▸ TASK DIRECTIONS:
The data below should be restated word for word, with every picture omitted.

=======

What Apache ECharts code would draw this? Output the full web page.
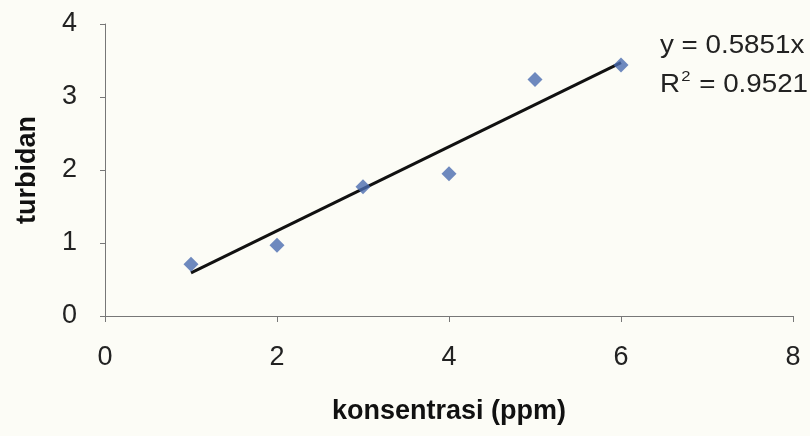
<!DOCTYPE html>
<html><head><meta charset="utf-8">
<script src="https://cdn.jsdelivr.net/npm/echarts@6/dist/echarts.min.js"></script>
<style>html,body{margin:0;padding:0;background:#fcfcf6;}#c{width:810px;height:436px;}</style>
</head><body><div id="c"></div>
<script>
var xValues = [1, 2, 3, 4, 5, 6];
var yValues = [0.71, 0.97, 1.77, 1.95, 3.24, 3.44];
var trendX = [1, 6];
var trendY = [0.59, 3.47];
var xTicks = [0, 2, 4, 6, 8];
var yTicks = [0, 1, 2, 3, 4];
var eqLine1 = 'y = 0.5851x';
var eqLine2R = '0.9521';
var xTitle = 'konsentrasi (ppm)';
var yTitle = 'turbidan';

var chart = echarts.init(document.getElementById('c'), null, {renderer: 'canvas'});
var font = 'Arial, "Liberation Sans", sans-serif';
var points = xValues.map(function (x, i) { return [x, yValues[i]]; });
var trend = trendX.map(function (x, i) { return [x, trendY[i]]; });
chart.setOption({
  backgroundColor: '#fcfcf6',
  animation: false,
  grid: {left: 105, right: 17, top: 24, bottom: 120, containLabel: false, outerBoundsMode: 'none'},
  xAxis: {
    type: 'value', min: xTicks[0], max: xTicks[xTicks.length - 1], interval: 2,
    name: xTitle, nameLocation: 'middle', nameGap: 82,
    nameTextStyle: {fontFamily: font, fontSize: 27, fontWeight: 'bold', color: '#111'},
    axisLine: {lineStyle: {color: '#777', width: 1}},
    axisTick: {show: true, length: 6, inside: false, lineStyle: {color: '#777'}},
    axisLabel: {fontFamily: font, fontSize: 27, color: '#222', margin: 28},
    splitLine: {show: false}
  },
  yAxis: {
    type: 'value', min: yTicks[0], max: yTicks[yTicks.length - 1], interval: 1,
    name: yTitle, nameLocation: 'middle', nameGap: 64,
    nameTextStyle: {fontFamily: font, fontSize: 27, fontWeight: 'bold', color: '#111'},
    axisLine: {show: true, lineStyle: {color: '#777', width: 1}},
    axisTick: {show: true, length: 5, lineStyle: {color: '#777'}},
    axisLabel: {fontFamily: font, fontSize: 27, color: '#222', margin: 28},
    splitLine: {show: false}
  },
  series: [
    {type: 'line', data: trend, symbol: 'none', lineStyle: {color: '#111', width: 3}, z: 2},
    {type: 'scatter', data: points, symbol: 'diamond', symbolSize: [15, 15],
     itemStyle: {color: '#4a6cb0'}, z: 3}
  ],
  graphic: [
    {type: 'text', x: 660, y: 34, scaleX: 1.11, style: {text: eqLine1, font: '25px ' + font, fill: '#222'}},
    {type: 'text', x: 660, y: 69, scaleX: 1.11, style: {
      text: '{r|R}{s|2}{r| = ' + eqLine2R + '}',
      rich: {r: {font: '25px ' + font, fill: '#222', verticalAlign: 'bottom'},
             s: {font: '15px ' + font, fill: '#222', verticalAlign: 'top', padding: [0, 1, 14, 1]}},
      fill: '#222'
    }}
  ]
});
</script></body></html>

=======

▸ TASK OUTPUT:
What Apache ECharts code would draw this? Output the full web page.
<!DOCTYPE html>
<html><head><meta charset="utf-8">
<script src="https://cdn.jsdelivr.net/npm/echarts@6/dist/echarts.min.js"></script>
<style>html,body{margin:0;padding:0;background:#fcfcf6;}#c{width:810px;height:436px;}</style>
</head><body><div id="c"></div>
<script>
var xValues = [1, 2, 3, 4, 5, 6];
var yValues = [0.71, 0.97, 1.77, 1.95, 3.24, 3.44];
var trendX = [1, 6];
var trendY = [0.59, 3.47];
var xTicks = [0, 2, 4, 6, 8];
var yTicks = [0, 1, 2, 3, 4];
var eqLine1 = 'y = 0.5851x';
var eqLine2R = '0.9521';
var xTitle = 'konsentrasi (ppm)';
var yTitle = 'turbidan';

var chart = echarts.init(document.getElementById('c'), null, {renderer: 'canvas'});
var font = 'Arial, "Liberation Sans", sans-serif';
var points = xValues.map(function (x, i) { return [x, yValues[i]]; });
var trend = trendX.map(function (x, i) { return [x, trendY[i]]; });
chart.setOption({
  backgroundColor: '#fcfcf6',
  animation: false,
  grid: {left: 105, right: 17, top: 24, bottom: 120, containLabel: false, outerBoundsMode: 'none'},
  xAxis: {
    type: 'value', min: xTicks[0], max: xTicks[xTicks.length - 1], interval: 2,
    name: xTitle, nameLocation: 'middle', nameGap: 82,
    nameTextStyle: {fontFamily: font, fontSize: 27, fontWeight: 'bold', color: '#111'},
    axisLine: {lineStyle: {color: '#777', width: 1}},
    axisTick: {show: true, length: 6, inside: false, lineStyle: {color: '#777'}},
    axisLabel: {fontFamily: font, fontSize: 27, color: '#222', margin: 28},
    splitLine: {show: false}
  },
  yAxis: {
    type: 'value', min: yTicks[0], max: yTicks[yTicks.length - 1], interval: 1,
    name: yTitle, nameLocation: 'middle', nameGap: 64,
    nameTextStyle: {fontFamily: font, fontSize: 27, fontWeight: 'bold', color: '#111'},
    axisLine: {show: true, lineStyle: {color: '#777', width: 1}},
    axisTick: {show: true, length: 5, lineStyle: {color: '#777'}},
    axisLabel: {fontFamily: font, fontSize: 27, color: '#222', margin: 28},
    splitLine: {show: false}
  },
  series: [
    {type: 'line', data: trend, symbol: 'none', lineStyle: {color: '#111', width: 3}, z: 2},
    {type: 'scatter', data: points, symbol: 'diamond', symbolSize: [15, 15],
     itemStyle: {color: '#4a6cb0'}, z: 3}
  ],
  graphic: [
    {type: 'text', x: 660, y: 34, scaleX: 1.11, style: {text: eqLine1, font: '25px ' + font, fill: '#222'}},
    {type: 'text', x: 660, y: 69, scaleX: 1.11, style: {
      text: '{r|R}{s|2}{r| = ' + eqLine2R + '}',
      rich: {r: {font: '25px ' + font, fill: '#222', verticalAlign: 'bottom'},
             s: {font: '15px ' + font, fill: '#222', verticalAlign: 'top', padding: [0, 1, 14, 1]}},
      fill: '#222'
    }}
  ]
});
</script></body></html>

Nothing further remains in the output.